Revocable Living Trusts 

A Revocable Living Trust is a type of trust that is similar to a Will with the added benefits of avoiding the probate process; which can delay the transfer of your assets and is an added expense to your estate.  In addition, unlike a Will, a trust is private, and it is not as easily contested if someone were to challenge your wishes.  For this reason, a revocable trust can be a benefit if you are concerned that heirs might not agree or get along when settling your estate.  For many people, a revocable trust is part of a basic plan simply because of the efficiency it provides.   

Advanced Planning 

When we refer to advanced or level two estate planning, we are referring to any family or financial complexities that might require more specific instructions, more legal protections, or strategic tax planning.  Typical situations where advanced planning is required could be: 

  • An heir with special needs 
  • Children from a prior marriage  
  • Same-sex marriages or unions 
  • Business owners 
  • Charitable wishes 
  • High net-worth individuals (level of net-worth depends on the state you are in) 
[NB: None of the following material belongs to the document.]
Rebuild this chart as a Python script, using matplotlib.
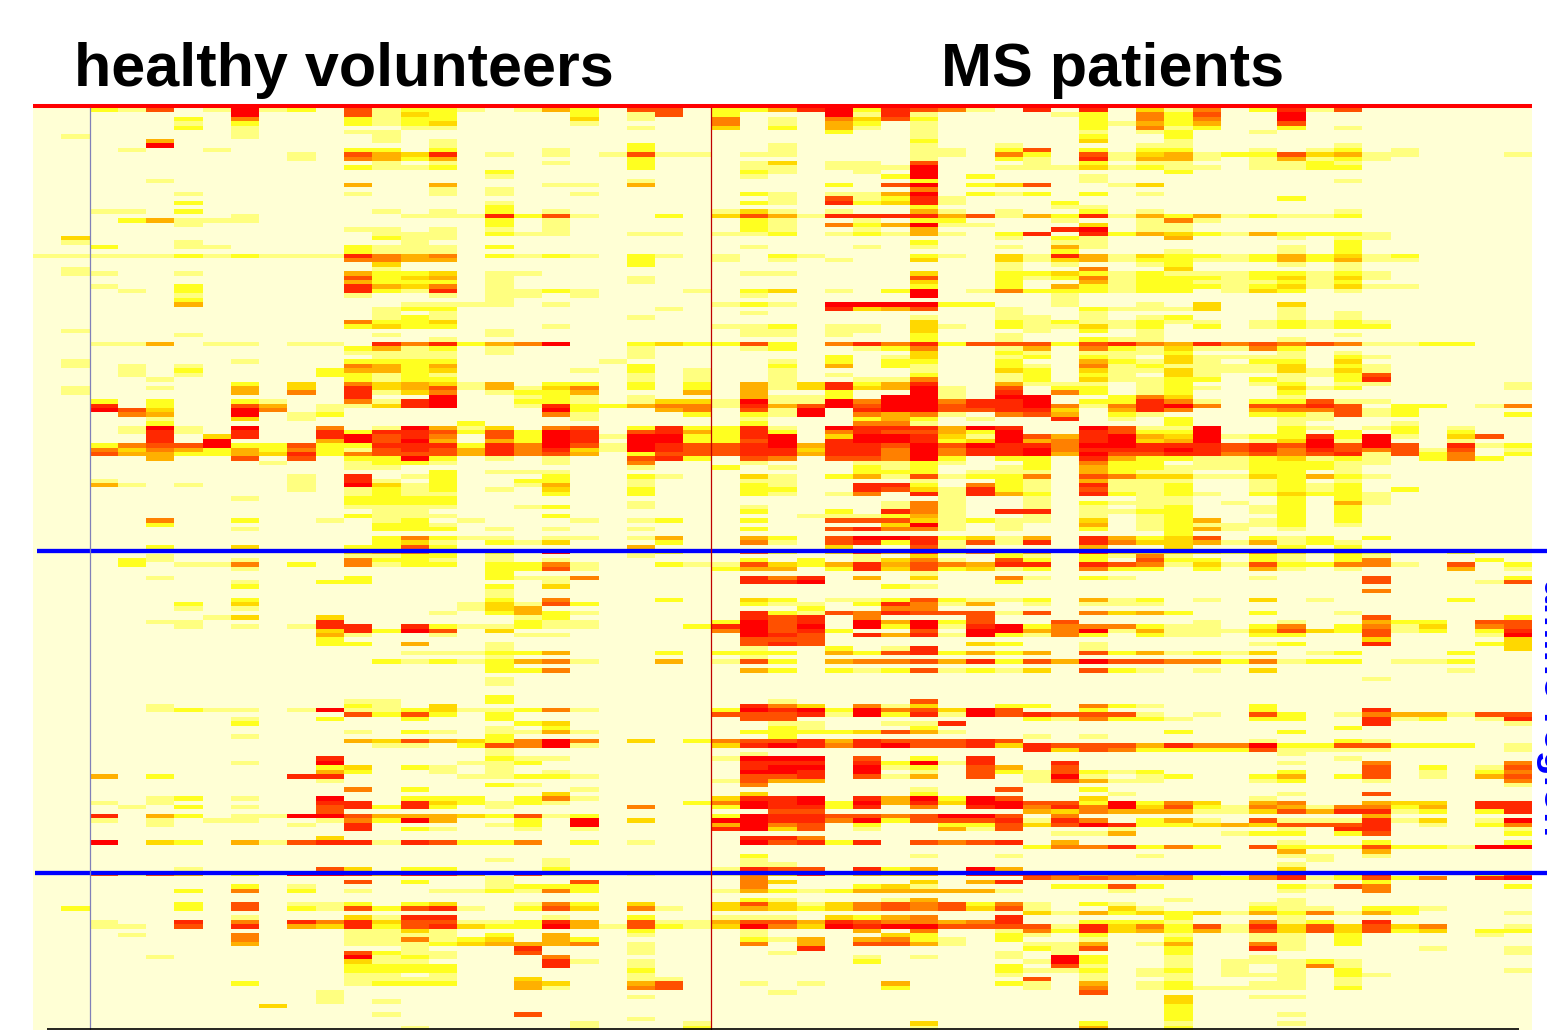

Estate Planning is for You and for Them 

Everyone’s story is unique so estate planning starts with understanding how you would want your story to play out if you were no longer able to make decisions due to mental incapacity or death.  In addition to helping, you maintain control, estate planning eases the administrative burden of your heirs, can help protect family relationships and can help preserve assets for future generations.  Estate planning is as much for your heirs as it is for you.